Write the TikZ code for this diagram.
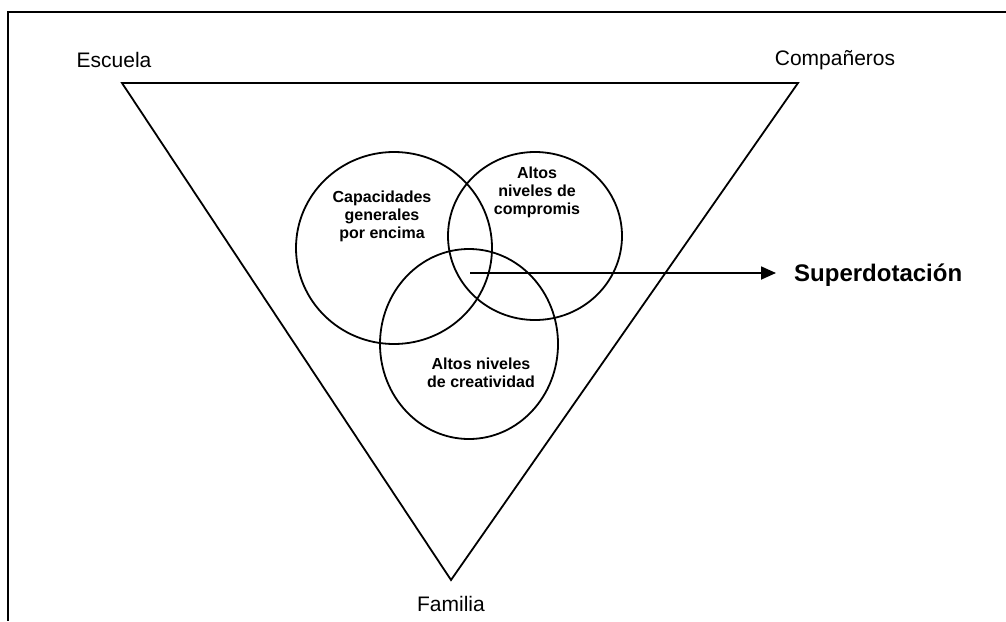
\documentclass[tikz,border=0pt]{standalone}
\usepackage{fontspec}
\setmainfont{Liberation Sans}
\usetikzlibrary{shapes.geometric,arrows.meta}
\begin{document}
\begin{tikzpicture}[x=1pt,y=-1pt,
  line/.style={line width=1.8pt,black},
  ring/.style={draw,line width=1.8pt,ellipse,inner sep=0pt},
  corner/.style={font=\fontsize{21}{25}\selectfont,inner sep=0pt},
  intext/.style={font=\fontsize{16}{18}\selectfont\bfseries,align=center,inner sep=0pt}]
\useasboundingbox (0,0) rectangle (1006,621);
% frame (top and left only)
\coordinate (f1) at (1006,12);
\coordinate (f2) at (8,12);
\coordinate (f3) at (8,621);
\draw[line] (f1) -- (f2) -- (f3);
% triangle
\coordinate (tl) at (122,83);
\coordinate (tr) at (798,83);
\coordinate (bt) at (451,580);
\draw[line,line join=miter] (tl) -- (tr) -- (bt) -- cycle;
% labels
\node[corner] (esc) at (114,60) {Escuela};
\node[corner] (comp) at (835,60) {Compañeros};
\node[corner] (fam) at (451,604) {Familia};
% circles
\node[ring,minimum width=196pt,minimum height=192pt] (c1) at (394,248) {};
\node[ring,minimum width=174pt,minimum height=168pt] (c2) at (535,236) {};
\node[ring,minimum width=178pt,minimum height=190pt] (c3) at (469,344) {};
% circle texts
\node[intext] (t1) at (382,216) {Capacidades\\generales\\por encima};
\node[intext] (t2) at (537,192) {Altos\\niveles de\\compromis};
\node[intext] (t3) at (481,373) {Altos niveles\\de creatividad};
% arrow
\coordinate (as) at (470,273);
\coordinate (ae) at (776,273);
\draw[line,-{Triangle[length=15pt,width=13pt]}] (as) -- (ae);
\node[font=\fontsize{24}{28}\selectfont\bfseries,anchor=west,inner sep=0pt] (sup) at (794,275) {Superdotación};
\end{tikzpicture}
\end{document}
● ● ● ● ●
» **THE EXERCISE**: Copy the data character for character, but drop all pictures from the copy.

» **ANSWER TO THIS EXERCISE**:
Write the TikZ code for this diagram.
\documentclass[tikz,border=0pt]{standalone}
\usepackage{fontspec}
\setmainfont{Liberation Sans}
\usetikzlibrary{shapes.geometric,arrows.meta}
\begin{document}
\begin{tikzpicture}[x=1pt,y=-1pt,
  line/.style={line width=1.8pt,black},
  ring/.style={draw,line width=1.8pt,ellipse,inner sep=0pt},
  corner/.style={font=\fontsize{21}{25}\selectfont,inner sep=0pt},
  intext/.style={font=\fontsize{16}{18}\selectfont\bfseries,align=center,inner sep=0pt}]
\useasboundingbox (0,0) rectangle (1006,621);
% frame (top and left only)
\coordinate (f1) at (1006,12);
\coordinate (f2) at (8,12);
\coordinate (f3) at (8,621);
\draw[line] (f1) -- (f2) -- (f3);
% triangle
\coordinate (tl) at (122,83);
\coordinate (tr) at (798,83);
\coordinate (bt) at (451,580);
\draw[line,line join=miter] (tl) -- (tr) -- (bt) -- cycle;
% labels
\node[corner] (esc) at (114,60) {Escuela};
\node[corner] (comp) at (835,60) {Compañeros};
\node[corner] (fam) at (451,604) {Familia};
% circles
\node[ring,minimum width=196pt,minimum height=192pt] (c1) at (394,248) {};
\node[ring,minimum width=174pt,minimum height=168pt] (c2) at (535,236) {};
\node[ring,minimum width=178pt,minimum height=190pt] (c3) at (469,344) {};
% circle texts
\node[intext] (t1) at (382,216) {Capacidades\\generales\\por encima};
\node[intext] (t2) at (537,192) {Altos\\niveles de\\compromis};
\node[intext] (t3) at (481,373) {Altos niveles\\de creatividad};
% arrow
\coordinate (as) at (470,273);
\coordinate (ae) at (776,273);
\draw[line,-{Triangle[length=15pt,width=13pt]}] (as) -- (ae);
\node[font=\fontsize{24}{28}\selectfont\bfseries,anchor=west,inner sep=0pt] (sup) at (794,275) {Superdotación};
\end{tikzpicture}
\end{document}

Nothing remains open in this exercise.